Do simple
stuff well

I had an interesting experience once in organising a major conference. What made it interesting was we managed to get the Prime Minister to come to the event and spend an hour and a half sitting at tables with the Managing Directors there talking to them about their businesses.  Networking on steroids!

Naturally, as event organisers, we were pleased to be able to arrange this as extra value for the business leaders present, and had, of course, hoped for positive feedback.  What I didn’t envisage was the degree to which people seemed to think we were really, really clever or really well connected in order to have this special guest attend. 

Given the plaudits, I don’t want to admit it, but I don’t really think either was true. It wasn’t really that difficult.

All the positive remarks about ‘Brilliant’, ‘What a coup’ and the like got me thinking though.

Just how had we achieved so easily something seen as such a success?  

The conclusion I reached was the same as I have many times before: Success in business is often the result of having a vision, a goal to focus on, and then simply doing the basics – what ought to be obvious – really well.

And in this article I thought I’d write up my reflections on what enabled us to succeed on this occasion.

Success in business is often the result of having a vision, a goal to focus on, and then simply doing the basics – what ought to be obvious – really well. 

Exploring the detail there are six key points and two further ones that emerge from this reflection itself:

Taking these one at a time:

Think hard about how you can delight your customers

The Prime Minister attending was no chance event.  It resulted from a conversation two years earlier about how the event then had gone and how we now had to make the next one even more outstanding! A process I strongly recommend.  

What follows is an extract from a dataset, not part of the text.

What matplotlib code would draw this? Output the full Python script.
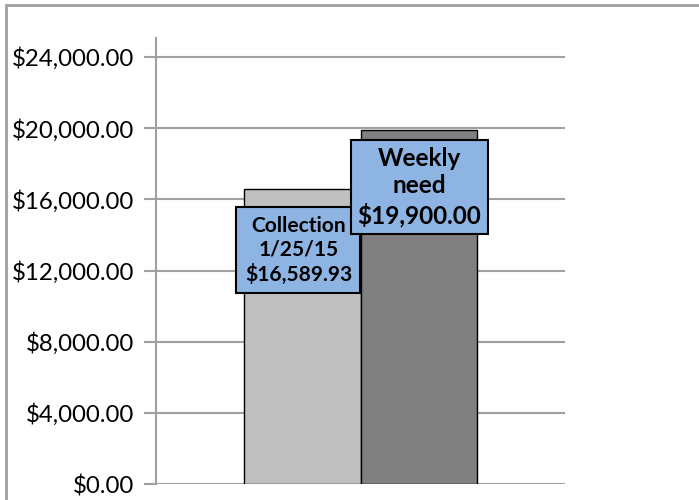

Ask not just how you can run a good event. Ask how you can make it exceptional.  How can you stand out from the crowd? To use Seth Godin’s phrase: “How can you be remarkable?” (From his great book Purple Cow: Transform Your Business by Being Remarkable)

Anyway, we came up with the idea of inviting the Prime Minister and decided to put in the thinking and effort to ‘give it a try’.

Focus on an ambitious vision / goal

Having decided to go for it, we spent some time assessing how to make it happen.  We’d seen others have him at their events so we knew it was achievable.  We simply had to work out and focus on doing what needed to be done.

Plan ahead

We could have planned for the Prime Minister at the next event.  But that was less than a year away, we already had some plans in place and we didn’t think we had time to do it properly.  So we decided to take the time we felt was necessary to make sure we had the greatest chance of success both in attracting him, and in making it happen. Inviting him two years later, when we next planned to be in his constiituency would be good, but then we moved on to what I suggest is the next tip from me:

Think about what drives other people (WIFM – “What’s in it for me?”)

Key to our success was, I think, our careful consideration of what was in it for the Prime Minister and how we could make it easy for him to accept our invitation.  We suspected his diary (for most things) would be planned well ahead – so giving ourselves more than a year would help.  We knew he, like most MPs, would be in his constituency on Fridays so we made the decision to locate the event in his constituency on a Friday.

And then we thought about the timing of the General Election.  If we clashed with the run up to the General Election year he'd have to pull out. But  ayear earlier would make a lot of sense as a time when he’d probably be wanting to gently set the election agenda with a group of business leaders.

Be prepared to ask (and be rejected)

Then we took the big step.  Actually Allie (she’s much braver than me) contacted his office to ask politely whether it might be possible. They said it might, as long as it was on a Friday when he was in the constituency and we could make sure he could talk to his constituents. And they said call back about 9 months before the date we were planning.

Deliver the promise – Do the detail

It’s obvious and simple, but missed so often.  We then followed through on their requests.  We planned the contact date in Summer 2013, approached them again, gave them a couple of preferred Fridays to choose from and committed to ensuring he’d meet his constituents.  And after consulting, the PM came back and said he’d agreed to do it! All we had to do then was make the rest of the detail happen – like confirm a venue, get a panel, get an audience etc.

Which just leaves two final learning points I’m drawing from this experience:

Solicit quantitative and qualitative feedback

At the ‘pinnacle’ of my corporate career I was responsible for 500 people being trained across 16 training centres every day. And we collated analysed and acted on feedback from every one.  It enabled us to be the quality brand and the market leader.

Proactive comments are valuable, you can only understand how well an event has really gone if you collate feedback from the 80% of people who don’t proactively offer their views.  And it’s that feedback and the number of people making very strongly positive comments about our ‘Coup’ in attracting the Prime Minister that took me down this path of reflection.

Review and learn from every experience good and bad

And finally, it’s only because I read through every feedback form and thought about the patterns in what was being said that I got to think about the learning I’m sharing in this blog. There is an element of me that thinks what I’m saying here is simple and basic, but in some ways that’s the point.  Much of business is largely about getting the basics right, and if this blog reminds you of a few basics and challenges you to check you’re doing them, then I’ve achieved my goal in writing this blog.

My intent is that by sharing my thinking I stimulate your own thoughts and by doing so help you lead your business more successfully!